As I worked on healing my body, taking antibiotics and drinking lots of fluids, I pondered how having pneumonia might be for my good. For one, I certainly appreciate my health a lot more now that I’m getting better! Just breathing freely is a huge gift that is easy to take for granted. I have more gratitude for my family, who took such kind care of me while I was sick. Even the kids tenderly cared for me. It’s also a great lesson to them in how family takes care of each other and pitches in. I was grateful for my husband’s patience and kindness as he did double duty. I was thankful for an employer that was more concerned that I get better than about missed work.

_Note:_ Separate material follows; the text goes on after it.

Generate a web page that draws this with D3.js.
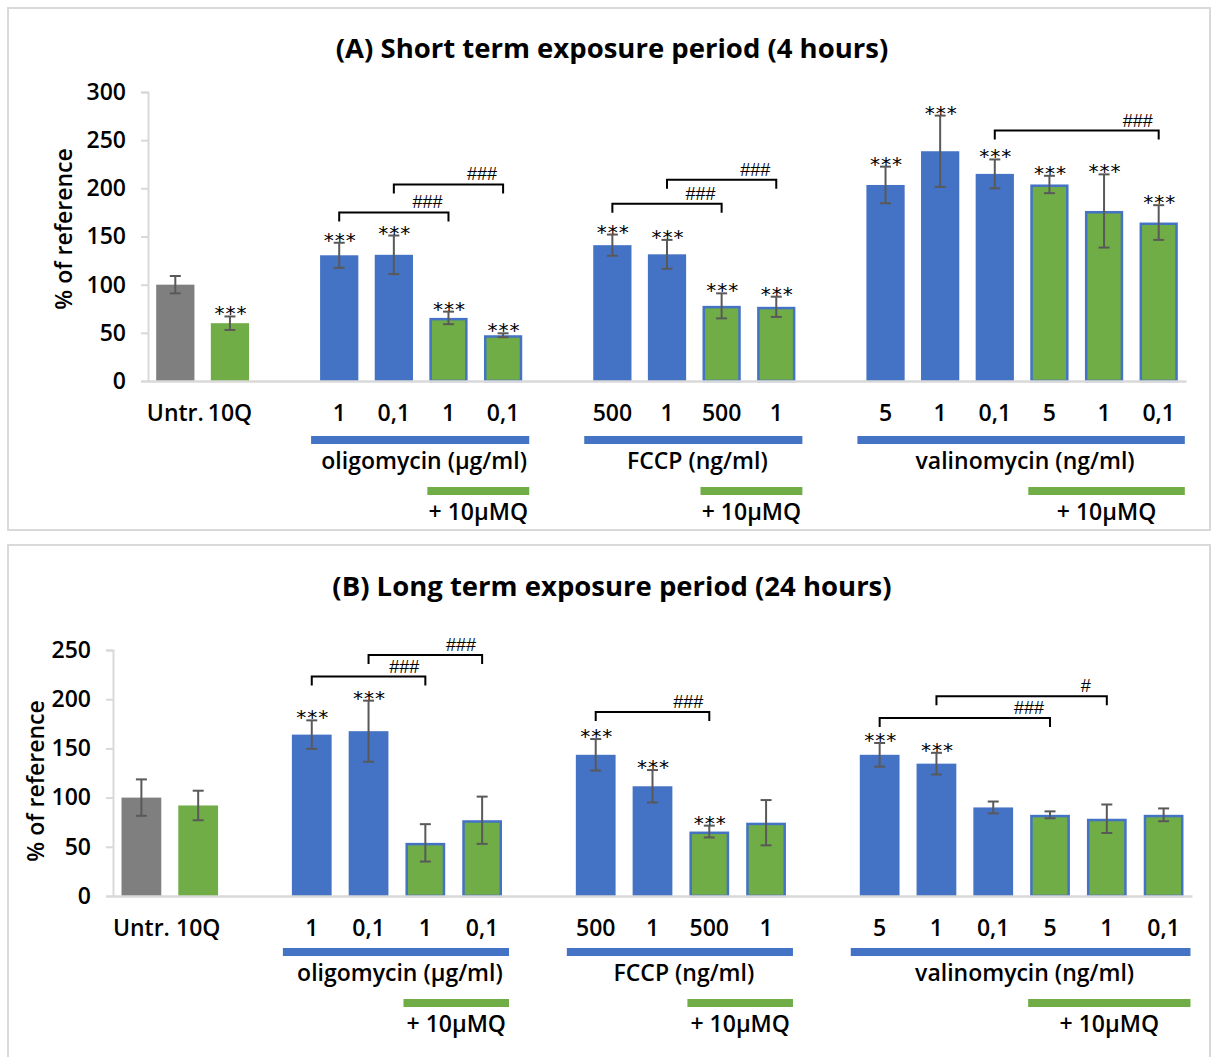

I realize just how blessed I am that this is unusual for me, that I’m usually so able to keep up with things and healthy enough to do so.
Then there’s all those things I can never know. Did being sick prevent me from being somewhere or doing something that could have been bad for me? Did having to rest during this time prevent me from having something worse happen? I only can see my small part of the bigger picture, so there’s no way to know what a gift this sickness might have been.
I am grateful to be feeling better, but I also thank G-d for pneumonia.